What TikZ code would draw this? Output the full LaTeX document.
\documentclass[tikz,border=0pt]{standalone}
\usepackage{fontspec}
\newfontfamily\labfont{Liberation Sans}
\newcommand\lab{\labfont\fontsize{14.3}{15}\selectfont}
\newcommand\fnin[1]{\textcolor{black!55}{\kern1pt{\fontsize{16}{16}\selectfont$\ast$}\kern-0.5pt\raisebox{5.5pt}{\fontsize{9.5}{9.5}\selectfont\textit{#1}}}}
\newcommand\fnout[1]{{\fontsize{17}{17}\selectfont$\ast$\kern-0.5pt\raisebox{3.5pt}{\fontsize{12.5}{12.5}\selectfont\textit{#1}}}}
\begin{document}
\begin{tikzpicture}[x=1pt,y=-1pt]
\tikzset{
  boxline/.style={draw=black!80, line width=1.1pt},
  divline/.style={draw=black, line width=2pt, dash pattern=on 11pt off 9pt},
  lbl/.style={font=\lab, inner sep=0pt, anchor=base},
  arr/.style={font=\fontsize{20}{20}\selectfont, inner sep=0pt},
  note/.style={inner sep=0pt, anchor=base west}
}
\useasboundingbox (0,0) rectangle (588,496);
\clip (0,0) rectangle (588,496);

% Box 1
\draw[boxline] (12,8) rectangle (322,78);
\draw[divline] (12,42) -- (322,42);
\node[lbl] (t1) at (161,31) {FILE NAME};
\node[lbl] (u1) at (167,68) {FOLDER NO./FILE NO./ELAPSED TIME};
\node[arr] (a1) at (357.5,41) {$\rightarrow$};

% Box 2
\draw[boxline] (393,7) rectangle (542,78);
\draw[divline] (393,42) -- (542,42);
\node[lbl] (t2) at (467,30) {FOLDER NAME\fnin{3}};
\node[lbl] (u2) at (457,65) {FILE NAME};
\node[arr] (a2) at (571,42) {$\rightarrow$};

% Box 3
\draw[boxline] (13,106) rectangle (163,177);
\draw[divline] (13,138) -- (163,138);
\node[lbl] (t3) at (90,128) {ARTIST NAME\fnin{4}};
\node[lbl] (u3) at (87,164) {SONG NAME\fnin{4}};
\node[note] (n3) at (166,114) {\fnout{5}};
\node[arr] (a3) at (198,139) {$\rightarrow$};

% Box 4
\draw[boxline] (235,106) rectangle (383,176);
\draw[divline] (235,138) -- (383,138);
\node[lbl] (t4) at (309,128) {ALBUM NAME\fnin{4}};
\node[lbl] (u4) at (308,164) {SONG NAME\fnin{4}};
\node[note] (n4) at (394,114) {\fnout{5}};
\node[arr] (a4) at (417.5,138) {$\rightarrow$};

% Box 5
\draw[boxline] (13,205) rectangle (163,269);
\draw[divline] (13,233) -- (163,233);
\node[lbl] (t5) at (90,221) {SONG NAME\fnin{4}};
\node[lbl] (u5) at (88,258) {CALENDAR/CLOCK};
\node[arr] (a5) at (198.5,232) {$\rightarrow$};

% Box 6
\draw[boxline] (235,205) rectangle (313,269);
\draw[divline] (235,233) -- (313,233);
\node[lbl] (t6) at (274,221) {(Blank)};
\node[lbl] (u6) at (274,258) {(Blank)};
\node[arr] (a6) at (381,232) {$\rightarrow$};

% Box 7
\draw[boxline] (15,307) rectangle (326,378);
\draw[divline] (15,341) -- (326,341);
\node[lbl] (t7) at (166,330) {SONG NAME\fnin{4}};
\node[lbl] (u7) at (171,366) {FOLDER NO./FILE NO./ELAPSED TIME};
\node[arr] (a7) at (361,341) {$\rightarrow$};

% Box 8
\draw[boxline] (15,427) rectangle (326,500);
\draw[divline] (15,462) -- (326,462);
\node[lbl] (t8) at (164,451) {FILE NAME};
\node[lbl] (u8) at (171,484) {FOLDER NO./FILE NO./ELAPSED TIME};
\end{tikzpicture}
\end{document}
****
Quote each line of the data above exactly as written.

What TikZ code would draw this? Output the full LaTeX document.
\documentclass[tikz,border=0pt]{standalone}
\usepackage{fontspec}
\newfontfamily\labfont{Liberation Sans}
\newcommand\lab{\labfont\fontsize{14.3}{15}\selectfont}
\newcommand\fnin[1]{\textcolor{black!55}{\kern1pt{\fontsize{16}{16}\selectfont$\ast$}\kern-0.5pt\raisebox{5.5pt}{\fontsize{9.5}{9.5}\selectfont\textit{#1}}}}
\newcommand\fnout[1]{{\fontsize{17}{17}\selectfont$\ast$\kern-0.5pt\raisebox{3.5pt}{\fontsize{12.5}{12.5}\selectfont\textit{#1}}}}
\begin{document}
\begin{tikzpicture}[x=1pt,y=-1pt]
\tikzset{
  boxline/.style={draw=black!80, line width=1.1pt},
  divline/.style={draw=black, line width=2pt, dash pattern=on 11pt off 9pt},
  lbl/.style={font=\lab, inner sep=0pt, anchor=base},
  arr/.style={font=\fontsize{20}{20}\selectfont, inner sep=0pt},
  note/.style={inner sep=0pt, anchor=base west}
}
\useasboundingbox (0,0) rectangle (588,496);
\clip (0,0) rectangle (588,496);

% Box 1
\draw[boxline] (12,8) rectangle (322,78);
\draw[divline] (12,42) -- (322,42);
\node[lbl] (t1) at (161,31) {FILE NAME};
\node[lbl] (u1) at (167,68) {FOLDER NO./FILE NO./ELAPSED TIME};
\node[arr] (a1) at (357.5,41) {$\rightarrow$};

% Box 2
\draw[boxline] (393,7) rectangle (542,78);
\draw[divline] (393,42) -- (542,42);
\node[lbl] (t2) at (467,30) {FOLDER NAME\fnin{3}};
\node[lbl] (u2) at (457,65) {FILE NAME};
\node[arr] (a2) at (571,42) {$\rightarrow$};

% Box 3
\draw[boxline] (13,106) rectangle (163,177);
\draw[divline] (13,138) -- (163,138);
\node[lbl] (t3) at (90,128) {ARTIST NAME\fnin{4}};
\node[lbl] (u3) at (87,164) {SONG NAME\fnin{4}};
\node[note] (n3) at (166,114) {\fnout{5}};
\node[arr] (a3) at (198,139) {$\rightarrow$};

% Box 4
\draw[boxline] (235,106) rectangle (383,176);
\draw[divline] (235,138) -- (383,138);
\node[lbl] (t4) at (309,128) {ALBUM NAME\fnin{4}};
\node[lbl] (u4) at (308,164) {SONG NAME\fnin{4}};
\node[note] (n4) at (394,114) {\fnout{5}};
\node[arr] (a4) at (417.5,138) {$\rightarrow$};

% Box 5
\draw[boxline] (13,205) rectangle (163,269);
\draw[divline] (13,233) -- (163,233);
\node[lbl] (t5) at (90,221) {SONG NAME\fnin{4}};
\node[lbl] (u5) at (88,258) {CALENDAR/CLOCK};
\node[arr] (a5) at (198.5,232) {$\rightarrow$};

% Box 6
\draw[boxline] (235,205) rectangle (313,269);
\draw[divline] (235,233) -- (313,233);
\node[lbl] (t6) at (274,221) {(Blank)};
\node[lbl] (u6) at (274,258) {(Blank)};
\node[arr] (a6) at (381,232) {$\rightarrow$};

% Box 7
\draw[boxline] (15,307) rectangle (326,378);
\draw[divline] (15,341) -- (326,341);
\node[lbl] (t7) at (166,330) {SONG NAME\fnin{4}};
\node[lbl] (u7) at (171,366) {FOLDER NO./FILE NO./ELAPSED TIME};
\node[arr] (a7) at (361,341) {$\rightarrow$};

% Box 8
\draw[boxline] (15,427) rectangle (326,500);
\draw[divline] (15,462) -- (326,462);
\node[lbl] (t8) at (164,451) {FILE NAME};
\node[lbl] (u8) at (171,484) {FOLDER NO./FILE NO./ELAPSED TIME};
\end{tikzpicture}
\end{document}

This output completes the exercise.